MonteCarloLocalization.py

# the 'map'
colors = [['red', 'green', 'green', 'red' , 'red'],
          ['red', 'red', 'green', 'red', 'red'],
          ['red', 'red', 'green', 'green', 'red'],
          ['red', 'red', 'red', 'red', 'red']]

# the results of sensor
measurements = ['green', 'green', 'green' ,'green', 'green']

# motions
motions = [[0,0],[0,1],[1,0],[1,0],[0,1]]

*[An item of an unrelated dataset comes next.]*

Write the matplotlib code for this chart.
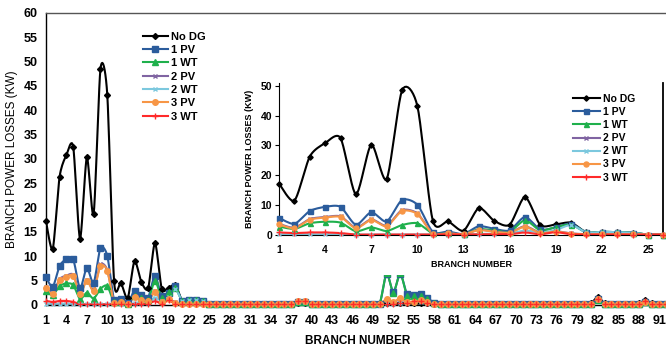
import numpy as np
import matplotlib
matplotlib.use("Agg")
import matplotlib.pyplot as plt

plt.rcParams['font.family'] = ['Liberation Sans Narrow', 'Liberation Sans', 'DejaVu Sans']

# branch numbers 1..92
branches = list(range(1, 93))

# losses per branch (kW)
no_dg = [17.2, 11.5, 26.3, 30.8, 32.5, 13.6, 30.3, 18.7, 48.5, 43.2,
         4.8, 4.5, 1.4, 9.0, 4.7, 3.4, 12.7, 3.3, 3.5, 4.1,
         0.8, 1.0, 0.9, 0.7, 0.1, 0.1,
         0.2, 0.2, 0.2, 0.2, 0.2, 0.2, 0.2, 0.2, 0.2, 0.2,
         0.2, 0.3, 0.3, 0.2, 0.2, 0.2, 0.2, 0.2, 0.2, 0.2,
         0.2, 0.2, 0.2, 0.2, 0.3, 0.3, 0.3, 0.3, 0.3, 0.3,
         0.3, 0.2, 0.2, 0.2, 0.2, 0.2, 0.2, 0.2, 0.2, 0.2,
         0.2, 0.2, 0.2, 0.2, 0.2, 0.2, 0.2, 0.2, 0.2, 0.2,
         0.2, 0.2, 0.2, 0.2, 0.3, 1.6, 0.3, 0.2, 0.2, 0.2,
         0.2, 0.3, 0.9, 0.3, 0.2, 0.2]
pv1 = [5.7, 3.7, 8.0, 9.4, 9.4, 3.4, 7.6, 4.5, 11.7, 10.1,
       1.0, 1.1, 0.3, 2.9, 2.0, 1.5, 6.0, 1.8, 2.5, 3.8,
       0.8, 1.0, 0.9, 0.7, 0.1, 0.1,
       0.1, 0.1, 0.1, 0.1, 0.1, 0.1, 0.1, 0.1, 0.1, 0.1,
       0.1, 0.5, 0.5, 0.1, 0.1, 0.1, 0.1, 0.1, 0.1, 0.1,
       0.1, 0.1, 0.1, 0.2, 6.4, 2.6, 6.4, 2.2, 2.1, 2.2,
       1.5, 0.3, 0.1, 0.1, 0.1, 0.1, 0.1, 0.1, 0.1, 0.1,
       0.1, 0.1, 0.1, 0.1, 0.1, 0.1, 0.1, 0.1, 0.1, 0.1,
       0.1, 0.1, 0.1, 0.1, 0.2, 1.2, 0.2, 0.1, 0.1, 0.1,
       0.1, 0.2, 0.6, 0.2, 0.1, 0.1]
wt1 = [2.8, 2.0, 3.9, 4.4, 4.1, 1.2, 2.5, 1.3, 3.3, 3.9,
       0.5, 0.5, 0.2, 1.9, 1.5, 1.0, 4.9, 1.5, 2.6, 3.4,
       0.8, 1.0, 0.9, 0.7, 0.1, 0.1,
       0.1, 0.1, 0.1, 0.1, 0.1, 0.1, 0.1, 0.1, 0.1, 0.1,
       0.1, 0.5, 0.5, 0.1, 0.1, 0.1, 0.1, 0.1, 0.1, 0.1,
       0.1, 0.1, 0.1, 0.3, 6.5, 2.5, 6.5, 1.9, 1.9, 1.8,
       1.2, 0.3, 0.1, 0.1, 0.1, 0.1, 0.1, 0.1, 0.1, 0.1,
       0.1, 0.1, 0.1, 0.1, 0.1, 0.1, 0.1, 0.1, 0.1, 0.1,
       0.1, 0.1, 0.1, 0.1, 0.2, 1.0, 0.2, 0.1, 0.1, 0.1,
       0.1, 0.2, 0.5, 0.2, 0.1, 0.1]
pv2 = [3.7, 2.4, 5.3, 6.0, 6.2, 2.4, 5.2, 3.1, 8.3, 7.2,
       0.5, 0.6, 0.2, 1.7, 1.1, 0.8, 2.9, 0.7, 1.2, 0.5,
       0.2, 0.2, 0.2, 0.2, 0.1, 0.1,
       0.1, 0.1, 0.1, 0.1, 0.1, 0.1, 0.1, 0.1, 0.1, 0.1,
       0.1, 0.6, 0.6, 0.1, 0.1, 0.1, 0.1, 0.1, 0.1, 0.1,
       0.1, 0.1, 0.1, 0.1, 1.0, 0.5, 1.2, 0.5, 0.5, 0.8,
       0.4, 0.2, 0.1, 0.1, 0.1, 0.1, 0.1, 0.1, 0.1, 0.1,
       0.1, 0.1, 0.1, 0.1, 0.1, 0.1, 0.1, 0.1, 0.1, 0.1,
       0.1, 0.1, 0.1, 0.1, 0.2, 1.0, 0.2, 0.1, 0.1, 0.1,
       0.1, 0.2, 0.5, 0.2, 0.1, 0.1]
wt2 = [0.2, 0.2, 0.2, 0.2, 0.2, 0.1, 0.1, 0.1, 0.1, 0.1,
       0.1, 0.1, 0.1, 0.3, 0.4, 0.4, 1.5, 0.8, 1.6, 3.3,
       0.8, 1.0, 0.9, 0.7, 0.1, 0.1,
       0.1, 0.1, 0.1, 0.1, 0.1, 0.1, 0.1, 0.1, 0.1, 0.1,
       0.1, 0.6, 0.6, 0.1, 0.1, 0.1, 0.1, 0.1, 0.1, 0.1,
       0.1, 0.1, 0.1, 0.1, 0.3, 0.2, 0.4, 0.3, 0.5, 0.5,
       0.3, 0.1, 0.1, 0.1, 0.1, 0.1, 0.1, 0.1, 0.1, 0.1,
       0.1, 0.1, 0.1, 0.1, 0.1, 0.1, 0.1, 0.1, 0.1, 0.1,
       0.1, 0.1, 0.1, 0.1, 0.2, 1.0, 0.2, 0.1, 0.1, 0.1,
       0.1, 0.2, 0.5, 0.2, 0.1, 0.1]
pv3 = [3.5, 2.2, 5.1, 5.8, 6.0, 2.2, 5.0, 2.9, 8.0, 7.0,
       0.4, 0.5, 0.2, 1.6, 1.0, 0.7, 2.7, 0.6, 1.1, 0.4,
       0.2, 0.2, 0.2, 0.2, 0.1, 0.1,
       0.1, 0.1, 0.1, 0.1, 0.1, 0.1, 0.1, 0.1, 0.1, 0.1,
       0.1, 0.7, 0.7, 0.1, 0.1, 0.1, 0.1, 0.1, 0.1, 0.1,
       0.1, 0.1, 0.1, 0.2, 1.2, 0.6, 1.4, 0.6, 0.6, 0.9,
       0.5, 0.2, 0.1, 0.1, 0.1, 0.1, 0.1, 0.1, 0.1, 0.1,
       0.1, 0.1, 0.1, 0.1, 0.1, 0.1, 0.1, 0.1, 0.1, 0.1,
       0.1, 0.1, 0.1, 0.1, 0.2, 1.1, 0.2, 0.1, 0.1, 0.1,
       0.1, 0.2, 0.6, 0.2, 0.1, 0.1]
wt3 = [0.8, 0.6, 0.8, 0.8, 0.6, 0.1, 0.1, 0.1, 0.1, 0.1,
       0.1, 0.1, 0.1, 0.2, 0.2, 0.2, 0.8, 0.2, 0.9, 0.2,
       0.1, 0.1, 0.1, 0.1, 0.1, 0.1,
       0.1, 0.1, 0.1, 0.1, 0.1, 0.1, 0.1, 0.1, 0.1, 0.1,
       0.1, 0.8, 0.8, 0.1, 0.1, 0.1, 0.1, 0.1, 0.1, 0.1,
       0.1, 0.1, 0.1, 0.1, 0.1, 0.2, 0.4, 0.3, 0.7, 0.7,
       0.4, 0.1, 0.1, 0.1, 0.1, 0.1, 0.1, 0.1, 0.1, 0.1,
       0.1, 0.1, 0.1, 0.1, 0.1, 0.1, 0.1, 0.1, 0.1, 0.1,
       0.1, 0.1, 0.1, 0.1, 0.2, 1.2, 0.2, 0.1, 0.1, 0.1,
       0.1, 0.2, 0.7, 0.2, 0.1, 0.1]

labels = ['No DG', '1 PV', '1 WT', '2 PV', '2 WT', '3 PV', '3 WT']
series = [no_dg, pv1, wt1, pv2, wt2, pv3, wt3]
colors = ['black', '#2b5c9c', '#1fb04c', '#8064a2', '#7cc8de', '#f79646', '#ff2a2a']
markers = ['D', 's', '^', 'x', 'x', 'o', '+']
msizes = [3, 4, 4, 3.5, 3, 4, 5]


def smooth(x, y, n=10, s=0.75):
    # cubic Hermite curve through the points (like Excel "smoothed line")
    x = np.asarray(x, float)
    y = np.asarray(y, float)
    t = np.linspace(0, 1, n, endpoint=False)
    h00 = 2 * t**3 - 3 * t**2 + 1
    h10 = t**3 - 2 * t**2 + t
    h01 = -2 * t**3 + 3 * t**2
    h11 = t**3 - t**2
    xs, ys = [], []
    for p, out in ((x, xs), (y, ys)):
        pp = np.concatenate([[p[0]], p, [p[-1]]])
        m = s * (pp[2:] - pp[:-2]) / 2
        for i in range(len(p) - 1):
            out.append(h00 * p[i] + h10 * m[i] + h01 * p[i + 1] + h11 * m[i + 1])
        out.append([p[-1]])
    return np.concatenate(xs), np.concatenate(ys)


def draw(ax, nmax, lw, ms_scale):
    for vals, lab, c, m, ms in zip(series, labels, colors, markers, msizes):
        xv = branches[:nmax]
        yv = vals[:nmax]
        sx, sy = smooth(xv, yv)
        ax.plot(sx, sy, color=c, lw=lw, zorder=2)
        ax.plot(xv, yv, ls='none', marker=m, color=c, ms=ms * ms_scale,
                mew=1.0, zorder=3, clip_on=False)
        # legend proxy
        ax.plot([], [], color=c, lw=lw, marker=m, ms=ms * ms_scale, label=lab)


fig = plt.figure(figsize=(6.66, 3.5), dpi=100)

# ---- main chart ----
ax = fig.add_axes([0.069, 0.129, 0.935, 0.834])
draw(ax, 92, 1.5, 1.0)
ax.set_xlim(1, 92.4)
ax.set_ylim(0, 60)
ax.set_yticks(np.arange(0, 61, 5))
ax.set_xticks(np.arange(1, 92, 3))
ax.tick_params(axis='y', length=0, pad=6, labelsize=9)
ax.tick_params(axis='x', length=0, pad=7, labelsize=9)
for t in ax.get_xticklabels() + ax.get_yticklabels():
    t.set_fontweight('bold')
ax.spines['right'].set_visible(False)
for s in ('left', 'bottom', 'top'):
    ax.spines[s].set_linewidth(1.0)
ax.spines['top'].set_color('#555555')
ax.set_ylabel('BRANCH POWER LOSSES (KW)', fontsize=8.5, labelpad=4)
ax.set_xlabel('BRANCH NUMBER', fontsize=8.5, fontweight='bold', labelpad=6)
ax.legend(loc='upper left', bbox_to_anchor=(0.14, 0.97), frameon=False,
          labelspacing=0.3, handlelength=2.2, handletextpad=0.3,
          prop={'weight': 'bold', 'size': 8})

# ---- inset chart ----
fig.patches.append(plt.Rectangle((0.375, 0.215), 0.625, 0.58, transform=fig.transFigure,
                                 facecolor='white', edgecolor='none', zorder=5))
ins = fig.add_axes([0.419, 0.329, 0.577, 0.434])
ins.set_zorder(6)
draw(ins, 26, 1.5, 0.9)
ins.set_xlim(1, 26)
ins.set_ylim(0, 51)
ins.set_yticks(np.arange(0, 51, 10))
ins.set_xticks(np.arange(1, 26, 3))
ins.tick_params(axis='y', length=3, direction='out', pad=2, labelsize=7.5)
ins.tick_params(axis='x', length=0, pad=7, labelsize=7.5)
for t in ins.get_xticklabels() + ins.get_yticklabels():
    t.set_fontweight('bold')
ins.spines['top'].set_visible(False)
ins.spines['right'].set_linewidth(1.3)
ins.set_ylabel('BRANCH POWER LOSSES (KW)', fontsize=6.5, fontweight='bold', labelpad=5)
ins.set_xlabel('BRANCH NUMBER', fontsize=6.5, fontweight='bold', labelpad=4)
ins.legend(loc='upper left', bbox_to_anchor=(0.74, 0.99), frameon=False,
           labelspacing=0.3, handlelength=2.6, handletextpad=0.3,
           prop={'weight': 'bold', 'size': 7.5})

fig.savefig('out.png', dpi=100)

# probability of sensors doing right
sensor_right = 0.7

# probability of moving success
p_move = 0.8

def show(p):
    for i in range(len(p)):
        print p[i]

# init p with uniform distribution
p = []
uni = 1.0 / (len(colors) * len(colors[0]))
for row in colors:
    newRow = []
    p.append(newRow)
    for col in row:
        newRow.append(uni)

def sense(p, mm):
    q = []
    for (rowIndex, row) in enumerate(p):
        q.append([])
        for (colIndex, col) in enumerate(row):
            if mm == colors[rowIndex][colIndex]:
                q[rowIndex].append(col * sensor_right)
            else:
                q[rowIndex].append(col * (1 - sensor_right))
    # normalization
    normalizer = sum(map(sum, q))
    return map(lambda r: map(lambda x: x / normalizer, r), q)
    
def move(p, motion):
    q = []
    for (rowIndex, row) in enumerate(p):
        q.append([])
        for (colIndex, col) in enumerate(row):
            q[rowIndex].append(col * (1-p_move) + p_move * p[(rowIndex - motion[0]) % len(p)][(colIndex - motion[1]) % len(row)])
    return q

for (motion, mm) in zip(motions, measurements):
    p = move(p, motion)
    p = sense(p, mm)

show(p)